Тамара перестала рыдать и глянула на часы.
– Ой, половина первого, их в роддоме в полдень приносили, я опоздала на полчаса!!! Что делать?
Я посмотрела на подругу. Тамара очень спокойный человек, она практически никогда не выходит из себя. Плачущей я видела ее всего пару раз в жизни, кричащей от негодования или злобы никогда. Она приветлива со всеми и в первую очередь думает о том, чтобы хорошо было другим, а не ей. И еще она никогда не впадает в уныние, не предается отчаянию или просто не демонстрирует этих чувств перед окружающими. Томочка очень хорошо воспитана и интеллигентна.
Но сейчас она билась в истерике.
– Что? Что делать?
– Успокойся, – сказала я, – где смесь, которую тебе вручили в роддоме? Надо просто развести ее и дать Никите, он поест и успокоится.
– Господи,
Начался новый виток хлопот. Сначала Томуська наливала в бутылочку положенное количество жидкости. Заняла нехитрая процедура минут пять, никак не меньше.

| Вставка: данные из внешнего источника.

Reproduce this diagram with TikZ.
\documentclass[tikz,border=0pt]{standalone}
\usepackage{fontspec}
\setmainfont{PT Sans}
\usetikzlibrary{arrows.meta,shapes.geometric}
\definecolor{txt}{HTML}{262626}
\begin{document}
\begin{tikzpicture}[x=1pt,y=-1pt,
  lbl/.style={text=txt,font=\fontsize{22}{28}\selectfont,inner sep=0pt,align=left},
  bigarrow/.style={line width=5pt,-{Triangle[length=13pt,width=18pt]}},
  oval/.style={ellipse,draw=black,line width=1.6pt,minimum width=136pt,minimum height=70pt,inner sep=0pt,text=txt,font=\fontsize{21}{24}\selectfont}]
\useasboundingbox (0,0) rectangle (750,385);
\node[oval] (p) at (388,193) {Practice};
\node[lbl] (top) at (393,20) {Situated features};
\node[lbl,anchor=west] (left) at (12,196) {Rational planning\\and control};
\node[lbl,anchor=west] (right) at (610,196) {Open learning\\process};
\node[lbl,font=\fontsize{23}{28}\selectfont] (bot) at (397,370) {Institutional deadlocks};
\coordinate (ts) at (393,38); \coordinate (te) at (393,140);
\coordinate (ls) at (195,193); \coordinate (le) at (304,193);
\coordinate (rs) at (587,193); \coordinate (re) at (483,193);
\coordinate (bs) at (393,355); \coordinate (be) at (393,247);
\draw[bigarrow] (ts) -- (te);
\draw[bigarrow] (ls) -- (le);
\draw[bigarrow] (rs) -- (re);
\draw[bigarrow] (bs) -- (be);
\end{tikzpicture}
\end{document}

Подруге все никак не удавалось отмерить нужный объем воды. Следом настал час молочной смеси. Желая добиться точности, молодая мать многократно проводила лезвием ножа по мерной ложечке, стряхивая излишек порошка, но руки у нее дрожали, «Фрисолом» вновь падал в банку. Наконец настал час встряхивания бутылочки.
– Не дай бог комочек попадется, – шептала Томуська, изо всей силы вертя емкость с соской.

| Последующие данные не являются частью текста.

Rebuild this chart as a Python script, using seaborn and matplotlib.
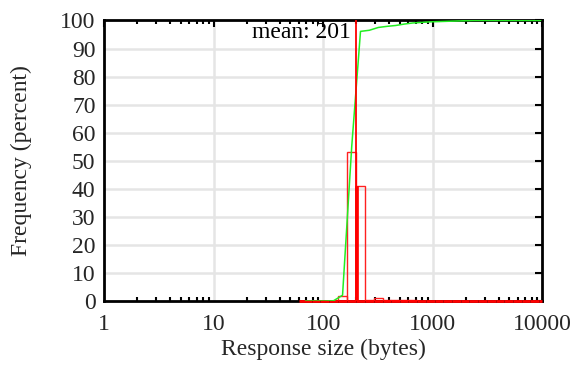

Из спальни тем временем несся негодующий крик, нет, вопль. Затем подруга многократно проверила температуру еды. Бессчетное количество раз, капая себе на внутреннюю сторону запястья, она бормотала:
– Так горячо, – и совала бутылку под кран с холодной водой.
Понятное дело, что через минуту заменитель молока слишком остывал и его приходилось подогревать. На пятый раз я перехватила Тамарину руку.
– Хватит. Пока донесешь до комнаты, дойдет до нужной температуры.
Посуетившись вокруг Никиты пару минут, Тамара наконец утихомирилась и всунула ему в рот соску.
– Кушай, мой маленький.
Крохотный человечек замолк, все замерли в умилении.
– Первый обед дома, – пробормотал Сеня, – пойду за видеокамерой.
– Ты чего, пап? – возмутилась Крися. – Я же давным-давно снимаю! Как только Томуська его в кровать положила, так и начала!
И тут Никита заорал, но как! Я даже и предположить не могла, что существо, равное по весу банке с вареньем, способно издать подобные звуки.
– Котик мой, – перепугалась Тамара, – что случилось?
Мы начали проделывать кучу бесполезных, суетливых действий. Разворачивать, заворачивать, снова разворачивать ребенка, запихивать ему в рот бутылочки, вынимать, опять запихивать. Держали его «столбом», качали, клали в кроватку, трясли, вынимали… Толку никакого. Никита синел от вопля и сучил ножонками.
Вдруг меня осенило.
– Ну-ка, дай бутылку.
Дрожащим голосом подруга сказала:
– Держи.
Я мигом всунула соску себе в рот. Ага, понятно.
– Очевидно, очень маленькая дырочка, даже мне, взрослому человеку, приходится прилагать силу, чтобы высосать смесь, он просто не может ничего съесть.
– Сейчас, сейчас. – Тамара кинулась на кухню за другой соской.
Спустя пару минут Никита удовлетворенно затих, мы перевели дух, и тут он закашлялся, по его подбородку потекли белые струйки.
– Захлебывается, – испугалась Томуся, – ой, он сейчас умрет, боже, нет, это ужасно…
Зарыдав, она бросилась вон из спальни. За ней побежали Семен и Кристя, не забывающая запечатлевать все на камеру. Мы остались с Никитой вдвоем. Младенец перестал кашлять, зато опять закатился в рыданиях. У меня нет никакого опыта общения с новорожденным, но в отличие от Томуськи и Семена мои мозги сохранили ясность. Ладно, пусть еще немного покричит.